What you are asked to do ->
Retype all the entries word for word, but omit the pictures.

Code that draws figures
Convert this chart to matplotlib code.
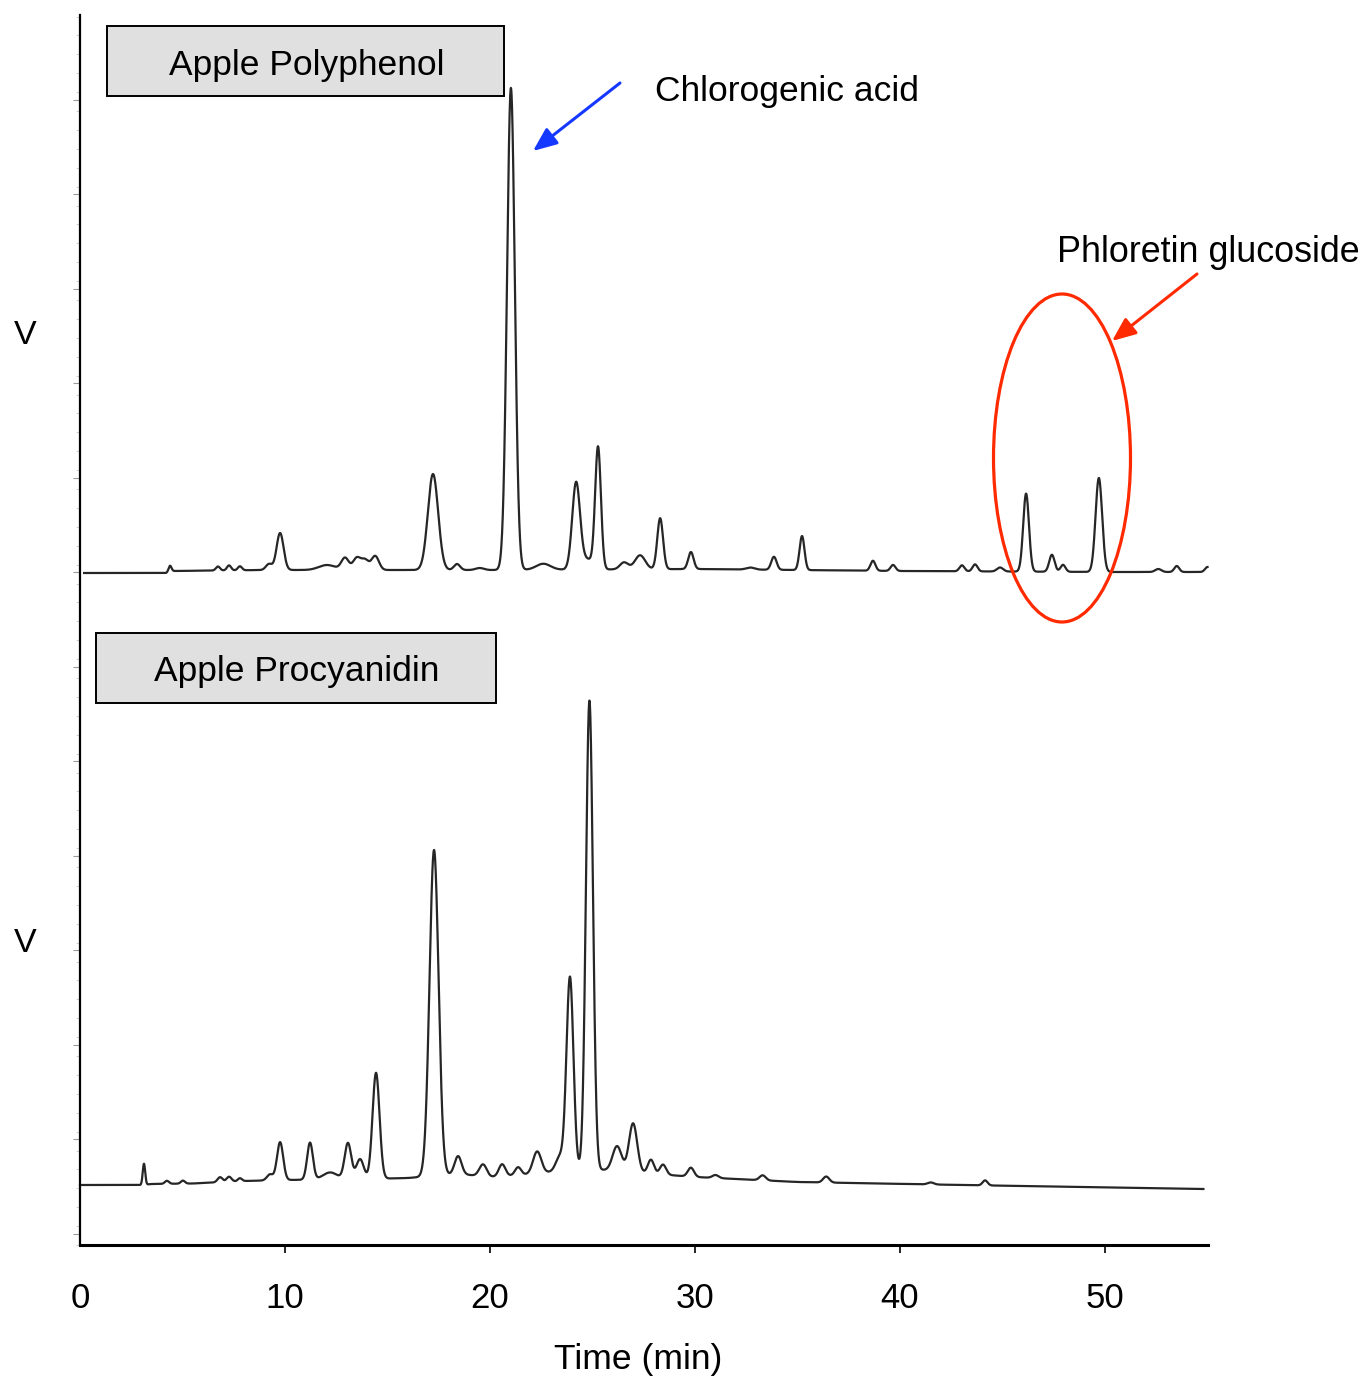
import numpy as np
import matplotlib
matplotlib.use("Agg")
import matplotlib.pyplot as plt
from matplotlib.patches import Rectangle, Ellipse, FancyArrowPatch
from matplotlib.ticker import MultipleLocator

plt.rcParams['font.family'] = ['Liberation Sans', 'DejaVu Sans']

# ---------------- data ----------------
# Apple Polyphenol: peak retention times (min), heights and widths (signal units)
poly_rt = [4.39, 6.73, 7.27, 7.8, 9.22, 9.76, 12.05, 12.93, 13.5, 13.9, 14.4, 17.22,
           18.39, 19.5, 21.02, 22.6, 24.2, 24.75, 25.27, 26.54, 27.32, 28.3, 29.8,
           32.7, 33.85, 35.22, 38.68, 39.66, 43.02, 43.66, 44.88, 46.15, 47.41, 47.95,
           49.7, 52.6, 53.5, 55.0]
poly_height = [6, 4, 5, 4, 6, 37, 5, 12, 12, 10, 14, 96,
               6, 2, 482, 6, 86, 10, 121, 7, 14, 51, 17,
               2, 13, 34, 10, 6, 6, 7, 4, 78, 17, 7,
               94, 3, 6, 5]
poly_width = [0.07, 0.1, 0.1, 0.1, 0.15, 0.17, 0.4, 0.18, 0.18, 0.18, 0.18, 0.25,
              0.15, 0.2, 0.19, 0.35, 0.19, 0.3, 0.14, 0.2, 0.25, 0.14, 0.13,
              0.2, 0.13, 0.12, 0.12, 0.12, 0.12, 0.12, 0.15, 0.14, 0.13, 0.12,
              0.16, 0.15, 0.12, 0.12]
poly_base_t = [0.2, 4.2, 4.5, 9.0, 20.0, 30.0, 40.0, 50.0, 55.0]
poly_base_v = [672, 672, 674, 675, 675, 676, 674, 673, 673]

# Apple Procyanidin
proc_rt = [3.12, 4.24, 5.02, 6.83, 7.27, 7.8, 9.27, 9.76, 11.22, 12.2, 13.07, 13.66,
           14.44, 17.27, 18.44, 19.66, 20.59, 21.37, 22.3, 23.41, 23.9, 24.85, 26.2,
           26.98, 27.85, 28.44, 29.8, 31.0, 33.3, 36.4, 41.5, 44.15]
proc_height = [21, 3, 3, 5, 5, 3, 6, 38, 37, 7, 36, 20,
               106, 326, 18, 12, 12, 8, 22, 15, 194, 470, 25,
               49, 14, 10, 9, 3, 5, 6, 2, 5]
proc_width = [0.06, 0.1, 0.1, 0.12, 0.12, 0.1, 0.15, 0.15, 0.14, 0.35, 0.16, 0.18,
              0.17, 0.22, 0.17, 0.18, 0.16, 0.15, 0.2, 0.2, 0.17, 0.17, 0.22,
              0.2, 0.15, 0.15, 0.15, 0.15, 0.15, 0.15, 0.15, 0.12]
proc_base_t = [0.0, 3.0, 3.5, 5.5, 8.0, 10.0, 14.0, 16.0, 18.5, 20.0, 21.5, 23.0,
               25.5, 30.0, 35.0, 43.0, 54.8]
proc_base_v = [60, 60, 61, 61.5, 64, 65, 66, 67, 71, 68, 70, 73,
               75, 68, 63, 60, 56]

x_ticks = [0, 10, 20, 30, 40, 50]
x_tick_labels = ["0", "10", "20", "30", "40", "50"]


def trace(t, rt, h, w, bt, bv):
    y = np.interp(t, bt, bv)
    for r, hh, ww in zip(rt, h, w):
        y = y + hh * np.exp(-0.5 * ((t - r) / ww) ** 2)
    return y


W, H = 1366, 1378
fig = plt.figure(figsize=(W / 100, H / 100), dpi=100)


def fx(x):
    return x / W


def fy(y):
    return 1 - y / H


ax_left, ax_right, ax_top, ax_bottom = 80, 1207.5, 15, 1245
ax = fig.add_axes([fx(ax_left), fy(ax_bottom), (ax_right - ax_left) / W,
                   (ax_bottom - ax_top) / H])
ax.set_xlim(0, 55)
ax.set_ylim(0, 1230)

t_top = np.linspace(0.2, 55.0, 8000)
t_bot = np.linspace(0.0, 54.8, 8000)
line_col = '#262626'
ax.plot(t_top, trace(t_top, poly_rt, poly_height, poly_width, poly_base_t, poly_base_v),
        color=line_col, lw=1.6, clip_on=False)
ax.plot(t_bot, trace(t_bot, proc_rt, proc_height, proc_width, proc_base_t, proc_base_v),
        color=line_col, lw=1.6, clip_on=False)

for s in ['top', 'right']:
    ax.spines[s].set_visible(False)
ax.spines['left'].set_linewidth(1.6)
ax.spines['bottom'].set_linewidth(2.2)

ax.set_xticks(x_ticks)
ax.set_xticklabels(x_tick_labels, fontsize=25)
ax.tick_params(axis='x', direction='out', length=6, width=1.2, pad=20.5)
ax.xaxis.get_major_ticks()[0].tick1line.set_visible(False)

ax.set_yticks([673 + 94.5 * k for k in range(-7, 6)])
ax.yaxis.set_minor_locator(MultipleLocator(94.5 / 5))
ax.tick_params(axis='y', which='major', direction='out', length=5, width=0.8,
               color='#9a9a9a', labelleft=False)
ax.tick_params(axis='y', which='minor', direction='out', length=3, width=0.6,
               color='#c8c8c8')

# label boxes
for (x0, y0, x1, y1, label) in [(107, 26, 504, 96, "Apple Polyphenol"),
                                (96, 633, 496, 703, "Apple Procyanidin")]:
    fig.add_artist(Rectangle((fx(x0), fy(y1)), (x1 - x0) / W, (y1 - y0) / H,
                             transform=fig.transFigure, facecolor='#e0e0e0',
                             edgecolor='black', lw=1.4))
    fig.text(fx((x0 + x1) / 2 + 1), fy((y0 + y1) / 2 + 4), label, fontsize=25.5,
             ha='center', va='center')

# axis labels
fig.text(fx(25), fy(336), "V", fontsize=24.5, ha='center', va='center')
fig.text(fx(25), fy(944), "V", fontsize=24.5, ha='center', va='center')
fig.text(fx(638), fy(1359), "Time (min)", fontsize=25.5, ha='center', va='center')

# annotations
fig.text(fx(655), fy(91), "Chlorogenic acid", fontsize=25.5, ha='left', va='center')
fig.text(fx(1057), fy(252), "Phloretin glucoside", fontsize=25.8, ha='left', va='center')

blue = '#1438ff'
red = '#ff2a00'
fig.add_artist(FancyArrowPatch((fx(620), fy(83)), (fx(533), fy(151)),
                               transform=fig.transFigure,
                               arrowstyle='-|>,head_length=0.6,head_width=0.25',
                               mutation_scale=24, color=blue, lw=2.2,
                               shrinkA=0, shrinkB=0))
fig.add_artist(FancyArrowPatch((fx(1197), fy(274)), (fx(1112), fy(341)),
                               transform=fig.transFigure,
                               arrowstyle='-|>,head_length=0.6,head_width=0.25',
                               mutation_scale=24, color=red, lw=2.2,
                               shrinkA=0, shrinkB=0))
fig.add_artist(Ellipse((fx(1062), fy(458)), 137 / W, 328 / H,
                       transform=fig.transFigure, fill=False,
                       edgecolor=red, lw=2.3))

fig.savefig("out.png", dpi=100, facecolor='white')
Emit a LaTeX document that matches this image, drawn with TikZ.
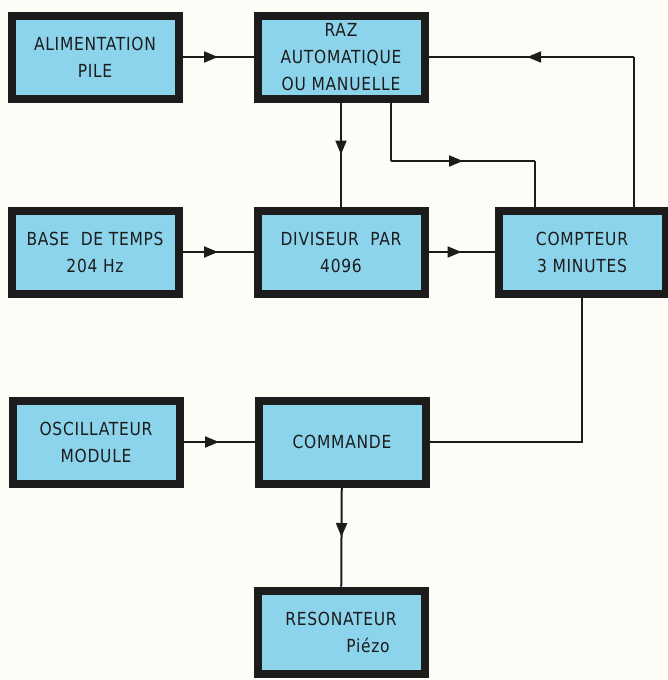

Output ->
Convert this chart to matplotlib code.
import numpy as np
import matplotlib
matplotlib.use("Agg")
import matplotlib.pyplot as plt
from matplotlib.patches import Rectangle, Ellipse, FancyArrowPatch
from matplotlib.ticker import MultipleLocator

plt.rcParams['font.family'] = ['Liberation Sans', 'DejaVu Sans']

# ---------------- data ----------------
# Apple Polyphenol: peak retention times (min), heights and widths (signal units)
poly_rt = [4.39, 6.73, 7.27, 7.8, 9.22, 9.76, 12.05, 12.93, 13.5, 13.9, 14.4, 17.22,
           18.39, 19.5, 21.02, 22.6, 24.2, 24.75, 25.27, 26.54, 27.32, 28.3, 29.8,
           32.7, 33.85, 35.22, 38.68, 39.66, 43.02, 43.66, 44.88, 46.15, 47.41, 47.95,
           49.7, 52.6, 53.5, 55.0]
poly_height = [6, 4, 5, 4, 6, 37, 5, 12, 12, 10, 14, 96,
               6, 2, 482, 6, 86, 10, 121, 7, 14, 51, 17,
               2, 13, 34, 10, 6, 6, 7, 4, 78, 17, 7,
               94, 3, 6, 5]
poly_width = [0.07, 0.1, 0.1, 0.1, 0.15, 0.17, 0.4, 0.18, 0.18, 0.18, 0.18, 0.25,
              0.15, 0.2, 0.19, 0.35, 0.19, 0.3, 0.14, 0.2, 0.25, 0.14, 0.13,
              0.2, 0.13, 0.12, 0.12, 0.12, 0.12, 0.12, 0.15, 0.14, 0.13, 0.12,
              0.16, 0.15, 0.12, 0.12]
poly_base_t = [0.2, 4.2, 4.5, 9.0, 20.0, 30.0, 40.0, 50.0, 55.0]
poly_base_v = [672, 672, 674, 675, 675, 676, 674, 673, 673]

# Apple Procyanidin
proc_rt = [3.12, 4.24, 5.02, 6.83, 7.27, 7.8, 9.27, 9.76, 11.22, 12.2, 13.07, 13.66,
           14.44, 17.27, 18.44, 19.66, 20.59, 21.37, 22.3, 23.41, 23.9, 24.85, 26.2,
           26.98, 27.85, 28.44, 29.8, 31.0, 33.3, 36.4, 41.5, 44.15]
proc_height = [21, 3, 3, 5, 5, 3, 6, 38, 37, 7, 36, 20,
               106, 326, 18, 12, 12, 8, 22, 15, 194, 470, 25,
               49, 14, 10, 9, 3, 5, 6, 2, 5]
proc_width = [0.06, 0.1, 0.1, 0.12, 0.12, 0.1, 0.15, 0.15, 0.14, 0.35, 0.16, 0.18,
              0.17, 0.22, 0.17, 0.18, 0.16, 0.15, 0.2, 0.2, 0.17, 0.17, 0.22,
              0.2, 0.15, 0.15, 0.15, 0.15, 0.15, 0.15, 0.15, 0.12]
proc_base_t = [0.0, 3.0, 3.5, 5.5, 8.0, 10.0, 14.0, 16.0, 18.5, 20.0, 21.5, 23.0,
               25.5, 30.0, 35.0, 43.0, 54.8]
proc_base_v = [60, 60, 61, 61.5, 64, 65, 66, 67, 71, 68, 70, 73,
               75, 68, 63, 60, 56]

x_ticks = [0, 10, 20, 30, 40, 50]
x_tick_labels = ["0", "10", "20", "30", "40", "50"]


def trace(t, rt, h, w, bt, bv):
    y = np.interp(t, bt, bv)
    for r, hh, ww in zip(rt, h, w):
        y = y + hh * np.exp(-0.5 * ((t - r) / ww) ** 2)
    return y


W, H = 1366, 1378
fig = plt.figure(figsize=(W / 100, H / 100), dpi=100)


def fx(x):
    return x / W


def fy(y):
    return 1 - y / H


ax_left, ax_right, ax_top, ax_bottom = 80, 1207.5, 15, 1245
ax = fig.add_axes([fx(ax_left), fy(ax_bottom), (ax_right - ax_left) / W,
                   (ax_bottom - ax_top) / H])
ax.set_xlim(0, 55)
ax.set_ylim(0, 1230)

t_top = np.linspace(0.2, 55.0, 8000)
t_bot = np.linspace(0.0, 54.8, 8000)
line_col = '#262626'
ax.plot(t_top, trace(t_top, poly_rt, poly_height, poly_width, poly_base_t, poly_base_v),
        color=line_col, lw=1.6, clip_on=False)
ax.plot(t_bot, trace(t_bot, proc_rt, proc_height, proc_width, proc_base_t, proc_base_v),
        color=line_col, lw=1.6, clip_on=False)

for s in ['top', 'right']:
    ax.spines[s].set_visible(False)
ax.spines['left'].set_linewidth(1.6)
ax.spines['bottom'].set_linewidth(2.2)

ax.set_xticks(x_ticks)
ax.set_xticklabels(x_tick_labels, fontsize=25)
ax.tick_params(axis='x', direction='out', length=6, width=1.2, pad=20.5)
ax.xaxis.get_major_ticks()[0].tick1line.set_visible(False)

ax.set_yticks([673 + 94.5 * k for k in range(-7, 6)])
ax.yaxis.set_minor_locator(MultipleLocator(94.5 / 5))
ax.tick_params(axis='y', which='major', direction='out', length=5, width=0.8,
               color='#9a9a9a', labelleft=False)
ax.tick_params(axis='y', which='minor', direction='out', length=3, width=0.6,
               color='#c8c8c8')

# label boxes
for (x0, y0, x1, y1, label) in [(107, 26, 504, 96, "Apple Polyphenol"),
                                (96, 633, 496, 703, "Apple Procyanidin")]:
    fig.add_artist(Rectangle((fx(x0), fy(y1)), (x1 - x0) / W, (y1 - y0) / H,
                             transform=fig.transFigure, facecolor='#e0e0e0',
                             edgecolor='black', lw=1.4))
    fig.text(fx((x0 + x1) / 2 + 1), fy((y0 + y1) / 2 + 4), label, fontsize=25.5,
             ha='center', va='center')

# axis labels
fig.text(fx(25), fy(336), "V", fontsize=24.5, ha='center', va='center')
fig.text(fx(25), fy(944), "V", fontsize=24.5, ha='center', va='center')
fig.text(fx(638), fy(1359), "Time (min)", fontsize=25.5, ha='center', va='center')

# annotations
fig.text(fx(655), fy(91), "Chlorogenic acid", fontsize=25.5, ha='left', va='center')
fig.text(fx(1057), fy(252), "Phloretin glucoside", fontsize=25.8, ha='left', va='center')

blue = '#1438ff'
red = '#ff2a00'
fig.add_artist(FancyArrowPatch((fx(620), fy(83)), (fx(533), fy(151)),
                               transform=fig.transFigure,
                               arrowstyle='-|>,head_length=0.6,head_width=0.25',
                               mutation_scale=24, color=blue, lw=2.2,
                               shrinkA=0, shrinkB=0))
fig.add_artist(FancyArrowPatch((fx(1197), fy(274)), (fx(1112), fy(341)),
                               transform=fig.transFigure,
                               arrowstyle='-|>,head_length=0.6,head_width=0.25',
                               mutation_scale=24, color=red, lw=2.2,
                               shrinkA=0, shrinkB=0))
fig.add_artist(Ellipse((fx(1062), fy(458)), 137 / W, 328 / H,
                       transform=fig.transFigure, fill=False,
                       edgecolor=red, lw=2.3))

fig.savefig("out.png", dpi=100, facecolor='white')
Emit a LaTeX document that matches this image, drawn with TikZ.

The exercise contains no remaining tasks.